Given information >>
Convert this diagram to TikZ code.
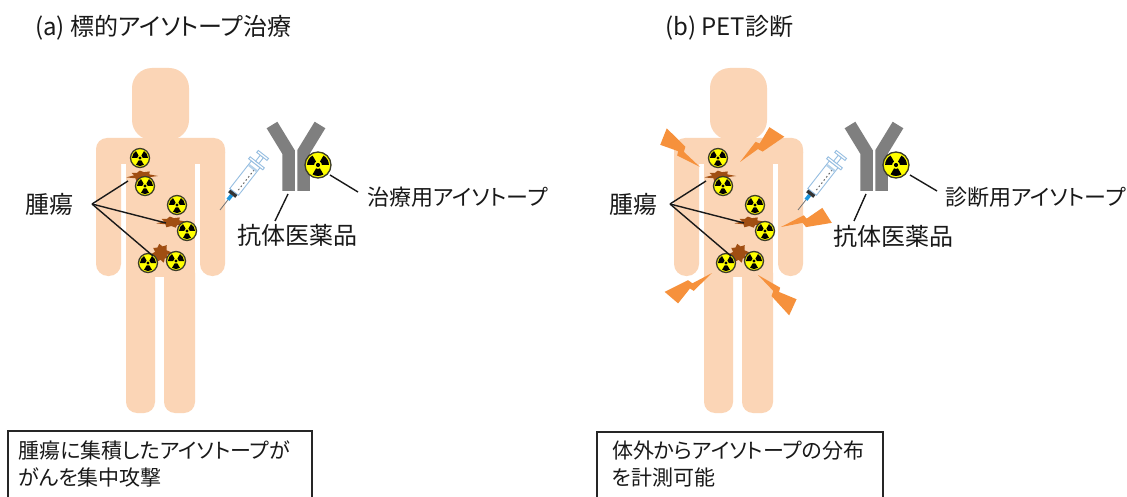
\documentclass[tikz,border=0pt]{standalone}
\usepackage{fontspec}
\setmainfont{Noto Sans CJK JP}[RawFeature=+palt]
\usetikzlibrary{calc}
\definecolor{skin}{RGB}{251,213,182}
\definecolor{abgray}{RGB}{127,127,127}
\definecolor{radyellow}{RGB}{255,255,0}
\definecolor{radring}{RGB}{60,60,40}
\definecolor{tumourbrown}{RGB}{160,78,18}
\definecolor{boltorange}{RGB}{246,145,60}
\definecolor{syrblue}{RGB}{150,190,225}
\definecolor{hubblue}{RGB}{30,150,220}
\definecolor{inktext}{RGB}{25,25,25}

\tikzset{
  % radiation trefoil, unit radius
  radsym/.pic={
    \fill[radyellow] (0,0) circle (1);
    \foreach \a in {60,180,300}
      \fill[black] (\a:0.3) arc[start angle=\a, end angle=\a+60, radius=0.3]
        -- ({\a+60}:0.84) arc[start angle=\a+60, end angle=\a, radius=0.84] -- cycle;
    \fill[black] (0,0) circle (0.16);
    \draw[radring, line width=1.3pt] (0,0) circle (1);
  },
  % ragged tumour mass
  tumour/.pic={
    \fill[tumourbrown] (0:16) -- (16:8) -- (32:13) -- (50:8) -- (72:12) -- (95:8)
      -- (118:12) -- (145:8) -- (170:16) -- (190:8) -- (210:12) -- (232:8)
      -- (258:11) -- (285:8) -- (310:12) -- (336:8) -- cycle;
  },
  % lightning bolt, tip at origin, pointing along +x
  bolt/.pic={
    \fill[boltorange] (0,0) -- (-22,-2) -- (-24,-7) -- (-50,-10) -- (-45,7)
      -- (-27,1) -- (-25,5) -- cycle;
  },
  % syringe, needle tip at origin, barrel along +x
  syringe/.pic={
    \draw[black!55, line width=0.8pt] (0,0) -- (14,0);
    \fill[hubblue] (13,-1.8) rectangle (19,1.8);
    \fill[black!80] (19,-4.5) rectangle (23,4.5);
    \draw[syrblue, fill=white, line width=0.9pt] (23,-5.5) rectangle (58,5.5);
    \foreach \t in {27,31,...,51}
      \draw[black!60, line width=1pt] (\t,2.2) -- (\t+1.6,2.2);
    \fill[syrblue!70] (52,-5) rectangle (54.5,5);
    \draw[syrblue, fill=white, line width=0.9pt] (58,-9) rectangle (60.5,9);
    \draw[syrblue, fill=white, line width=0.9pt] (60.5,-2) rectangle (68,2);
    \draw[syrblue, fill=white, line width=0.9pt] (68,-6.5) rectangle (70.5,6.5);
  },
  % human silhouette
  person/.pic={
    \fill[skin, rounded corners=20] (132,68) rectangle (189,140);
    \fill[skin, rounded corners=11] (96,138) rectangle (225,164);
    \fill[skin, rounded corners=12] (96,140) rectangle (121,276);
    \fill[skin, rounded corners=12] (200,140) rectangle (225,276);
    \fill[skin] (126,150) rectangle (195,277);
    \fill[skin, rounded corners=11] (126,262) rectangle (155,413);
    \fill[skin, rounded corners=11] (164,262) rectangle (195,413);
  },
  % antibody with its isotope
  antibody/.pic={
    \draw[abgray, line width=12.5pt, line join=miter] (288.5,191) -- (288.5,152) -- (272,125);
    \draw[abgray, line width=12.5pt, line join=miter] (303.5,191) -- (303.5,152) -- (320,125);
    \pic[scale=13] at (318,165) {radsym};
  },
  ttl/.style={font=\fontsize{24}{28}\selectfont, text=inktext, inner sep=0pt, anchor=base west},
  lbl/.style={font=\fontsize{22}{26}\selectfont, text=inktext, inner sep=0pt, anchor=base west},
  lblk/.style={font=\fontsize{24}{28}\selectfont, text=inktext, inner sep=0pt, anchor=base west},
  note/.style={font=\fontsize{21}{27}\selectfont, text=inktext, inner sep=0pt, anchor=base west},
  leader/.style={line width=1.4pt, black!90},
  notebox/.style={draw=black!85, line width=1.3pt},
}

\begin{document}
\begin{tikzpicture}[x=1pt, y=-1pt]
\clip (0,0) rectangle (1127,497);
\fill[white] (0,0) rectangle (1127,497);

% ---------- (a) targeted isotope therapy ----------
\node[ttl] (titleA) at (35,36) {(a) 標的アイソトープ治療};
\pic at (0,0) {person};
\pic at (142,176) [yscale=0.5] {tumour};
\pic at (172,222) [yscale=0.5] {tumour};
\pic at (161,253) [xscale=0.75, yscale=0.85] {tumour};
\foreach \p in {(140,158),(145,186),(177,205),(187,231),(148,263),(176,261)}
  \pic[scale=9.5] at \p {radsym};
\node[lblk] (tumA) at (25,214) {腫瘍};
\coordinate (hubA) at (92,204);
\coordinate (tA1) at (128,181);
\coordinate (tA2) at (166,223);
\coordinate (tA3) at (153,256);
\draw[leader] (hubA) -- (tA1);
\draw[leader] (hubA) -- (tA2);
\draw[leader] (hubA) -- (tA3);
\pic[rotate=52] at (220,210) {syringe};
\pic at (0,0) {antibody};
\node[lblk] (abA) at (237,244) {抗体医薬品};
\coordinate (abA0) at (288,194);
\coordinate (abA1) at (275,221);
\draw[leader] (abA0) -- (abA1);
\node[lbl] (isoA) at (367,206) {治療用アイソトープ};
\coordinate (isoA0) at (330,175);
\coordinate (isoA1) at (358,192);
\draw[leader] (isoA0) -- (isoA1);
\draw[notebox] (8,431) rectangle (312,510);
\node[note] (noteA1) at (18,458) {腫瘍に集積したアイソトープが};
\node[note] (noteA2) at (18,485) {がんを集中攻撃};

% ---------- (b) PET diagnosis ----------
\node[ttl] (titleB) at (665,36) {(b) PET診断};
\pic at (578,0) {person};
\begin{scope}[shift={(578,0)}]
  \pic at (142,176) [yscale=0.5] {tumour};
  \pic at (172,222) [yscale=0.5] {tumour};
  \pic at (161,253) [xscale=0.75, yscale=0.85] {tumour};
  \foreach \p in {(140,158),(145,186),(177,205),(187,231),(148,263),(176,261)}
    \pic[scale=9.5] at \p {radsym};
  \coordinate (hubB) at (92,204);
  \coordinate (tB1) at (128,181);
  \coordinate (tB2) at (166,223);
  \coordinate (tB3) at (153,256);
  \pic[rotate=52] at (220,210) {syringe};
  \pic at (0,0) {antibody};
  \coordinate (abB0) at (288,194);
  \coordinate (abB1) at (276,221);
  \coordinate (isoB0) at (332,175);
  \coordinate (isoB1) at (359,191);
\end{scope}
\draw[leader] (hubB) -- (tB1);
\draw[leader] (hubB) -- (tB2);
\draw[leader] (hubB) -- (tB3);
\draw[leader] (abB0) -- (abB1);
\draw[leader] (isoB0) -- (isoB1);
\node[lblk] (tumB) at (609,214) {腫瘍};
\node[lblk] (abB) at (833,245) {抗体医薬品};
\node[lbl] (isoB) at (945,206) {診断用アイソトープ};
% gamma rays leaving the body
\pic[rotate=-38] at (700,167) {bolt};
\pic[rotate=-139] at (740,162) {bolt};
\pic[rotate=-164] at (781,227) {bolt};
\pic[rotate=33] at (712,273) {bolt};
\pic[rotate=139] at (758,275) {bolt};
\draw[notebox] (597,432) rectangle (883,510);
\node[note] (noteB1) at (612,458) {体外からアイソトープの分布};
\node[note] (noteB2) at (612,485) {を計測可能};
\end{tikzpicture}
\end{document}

What is expected >> Restate the whole of the material word for word without the pictures.

Problem solution >>
Convert this diagram to TikZ code.
\documentclass[tikz,border=0pt]{standalone}
\usepackage{fontspec}
\setmainfont{Noto Sans CJK JP}[RawFeature=+palt]
\usetikzlibrary{calc}
\definecolor{skin}{RGB}{251,213,182}
\definecolor{abgray}{RGB}{127,127,127}
\definecolor{radyellow}{RGB}{255,255,0}
\definecolor{radring}{RGB}{60,60,40}
\definecolor{tumourbrown}{RGB}{160,78,18}
\definecolor{boltorange}{RGB}{246,145,60}
\definecolor{syrblue}{RGB}{150,190,225}
\definecolor{hubblue}{RGB}{30,150,220}
\definecolor{inktext}{RGB}{25,25,25}

\tikzset{
  % radiation trefoil, unit radius
  radsym/.pic={
    \fill[radyellow] (0,0) circle (1);
    \foreach \a in {60,180,300}
      \fill[black] (\a:0.3) arc[start angle=\a, end angle=\a+60, radius=0.3]
        -- ({\a+60}:0.84) arc[start angle=\a+60, end angle=\a, radius=0.84] -- cycle;
    \fill[black] (0,0) circle (0.16);
    \draw[radring, line width=1.3pt] (0,0) circle (1);
  },
  % ragged tumour mass
  tumour/.pic={
    \fill[tumourbrown] (0:16) -- (16:8) -- (32:13) -- (50:8) -- (72:12) -- (95:8)
      -- (118:12) -- (145:8) -- (170:16) -- (190:8) -- (210:12) -- (232:8)
      -- (258:11) -- (285:8) -- (310:12) -- (336:8) -- cycle;
  },
  % lightning bolt, tip at origin, pointing along +x
  bolt/.pic={
    \fill[boltorange] (0,0) -- (-22,-2) -- (-24,-7) -- (-50,-10) -- (-45,7)
      -- (-27,1) -- (-25,5) -- cycle;
  },
  % syringe, needle tip at origin, barrel along +x
  syringe/.pic={
    \draw[black!55, line width=0.8pt] (0,0) -- (14,0);
    \fill[hubblue] (13,-1.8) rectangle (19,1.8);
    \fill[black!80] (19,-4.5) rectangle (23,4.5);
    \draw[syrblue, fill=white, line width=0.9pt] (23,-5.5) rectangle (58,5.5);
    \foreach \t in {27,31,...,51}
      \draw[black!60, line width=1pt] (\t,2.2) -- (\t+1.6,2.2);
    \fill[syrblue!70] (52,-5) rectangle (54.5,5);
    \draw[syrblue, fill=white, line width=0.9pt] (58,-9) rectangle (60.5,9);
    \draw[syrblue, fill=white, line width=0.9pt] (60.5,-2) rectangle (68,2);
    \draw[syrblue, fill=white, line width=0.9pt] (68,-6.5) rectangle (70.5,6.5);
  },
  % human silhouette
  person/.pic={
    \fill[skin, rounded corners=20] (132,68) rectangle (189,140);
    \fill[skin, rounded corners=11] (96,138) rectangle (225,164);
    \fill[skin, rounded corners=12] (96,140) rectangle (121,276);
    \fill[skin, rounded corners=12] (200,140) rectangle (225,276);
    \fill[skin] (126,150) rectangle (195,277);
    \fill[skin, rounded corners=11] (126,262) rectangle (155,413);
    \fill[skin, rounded corners=11] (164,262) rectangle (195,413);
  },
  % antibody with its isotope
  antibody/.pic={
    \draw[abgray, line width=12.5pt, line join=miter] (288.5,191) -- (288.5,152) -- (272,125);
    \draw[abgray, line width=12.5pt, line join=miter] (303.5,191) -- (303.5,152) -- (320,125);
    \pic[scale=13] at (318,165) {radsym};
  },
  ttl/.style={font=\fontsize{24}{28}\selectfont, text=inktext, inner sep=0pt, anchor=base west},
  lbl/.style={font=\fontsize{22}{26}\selectfont, text=inktext, inner sep=0pt, anchor=base west},
  lblk/.style={font=\fontsize{24}{28}\selectfont, text=inktext, inner sep=0pt, anchor=base west},
  note/.style={font=\fontsize{21}{27}\selectfont, text=inktext, inner sep=0pt, anchor=base west},
  leader/.style={line width=1.4pt, black!90},
  notebox/.style={draw=black!85, line width=1.3pt},
}

\begin{document}
\begin{tikzpicture}[x=1pt, y=-1pt]
\clip (0,0) rectangle (1127,497);
\fill[white] (0,0) rectangle (1127,497);

% ---------- (a) targeted isotope therapy ----------
\node[ttl] (titleA) at (35,36) {(a) 標的アイソトープ治療};
\pic at (0,0) {person};
\pic at (142,176) [yscale=0.5] {tumour};
\pic at (172,222) [yscale=0.5] {tumour};
\pic at (161,253) [xscale=0.75, yscale=0.85] {tumour};
\foreach \p in {(140,158),(145,186),(177,205),(187,231),(148,263),(176,261)}
  \pic[scale=9.5] at \p {radsym};
\node[lblk] (tumA) at (25,214) {腫瘍};
\coordinate (hubA) at (92,204);
\coordinate (tA1) at (128,181);
\coordinate (tA2) at (166,223);
\coordinate (tA3) at (153,256);
\draw[leader] (hubA) -- (tA1);
\draw[leader] (hubA) -- (tA2);
\draw[leader] (hubA) -- (tA3);
\pic[rotate=52] at (220,210) {syringe};
\pic at (0,0) {antibody};
\node[lblk] (abA) at (237,244) {抗体医薬品};
\coordinate (abA0) at (288,194);
\coordinate (abA1) at (275,221);
\draw[leader] (abA0) -- (abA1);
\node[lbl] (isoA) at (367,206) {治療用アイソトープ};
\coordinate (isoA0) at (330,175);
\coordinate (isoA1) at (358,192);
\draw[leader] (isoA0) -- (isoA1);
\draw[notebox] (8,431) rectangle (312,510);
\node[note] (noteA1) at (18,458) {腫瘍に集積したアイソトープが};
\node[note] (noteA2) at (18,485) {がんを集中攻撃};

% ---------- (b) PET diagnosis ----------
\node[ttl] (titleB) at (665,36) {(b) PET診断};
\pic at (578,0) {person};
\begin{scope}[shift={(578,0)}]
  \pic at (142,176) [yscale=0.5] {tumour};
  \pic at (172,222) [yscale=0.5] {tumour};
  \pic at (161,253) [xscale=0.75, yscale=0.85] {tumour};
  \foreach \p in {(140,158),(145,186),(177,205),(187,231),(148,263),(176,261)}
    \pic[scale=9.5] at \p {radsym};
  \coordinate (hubB) at (92,204);
  \coordinate (tB1) at (128,181);
  \coordinate (tB2) at (166,223);
  \coordinate (tB3) at (153,256);
  \pic[rotate=52] at (220,210) {syringe};
  \pic at (0,0) {antibody};
  \coordinate (abB0) at (288,194);
  \coordinate (abB1) at (276,221);
  \coordinate (isoB0) at (332,175);
  \coordinate (isoB1) at (359,191);
\end{scope}
\draw[leader] (hubB) -- (tB1);
\draw[leader] (hubB) -- (tB2);
\draw[leader] (hubB) -- (tB3);
\draw[leader] (abB0) -- (abB1);
\draw[leader] (isoB0) -- (isoB1);
\node[lblk] (tumB) at (609,214) {腫瘍};
\node[lblk] (abB) at (833,245) {抗体医薬品};
\node[lbl] (isoB) at (945,206) {診断用アイソトープ};
% gamma rays leaving the body
\pic[rotate=-38] at (700,167) {bolt};
\pic[rotate=-139] at (740,162) {bolt};
\pic[rotate=-164] at (781,227) {bolt};
\pic[rotate=33] at (712,273) {bolt};
\pic[rotate=139] at (758,275) {bolt};
\draw[notebox] (597,432) rectangle (883,510);
\node[note] (noteB1) at (612,458) {体外からアイソトープの分布};
\node[note] (noteB2) at (612,485) {を計測可能};
\end{tikzpicture}
\end{document}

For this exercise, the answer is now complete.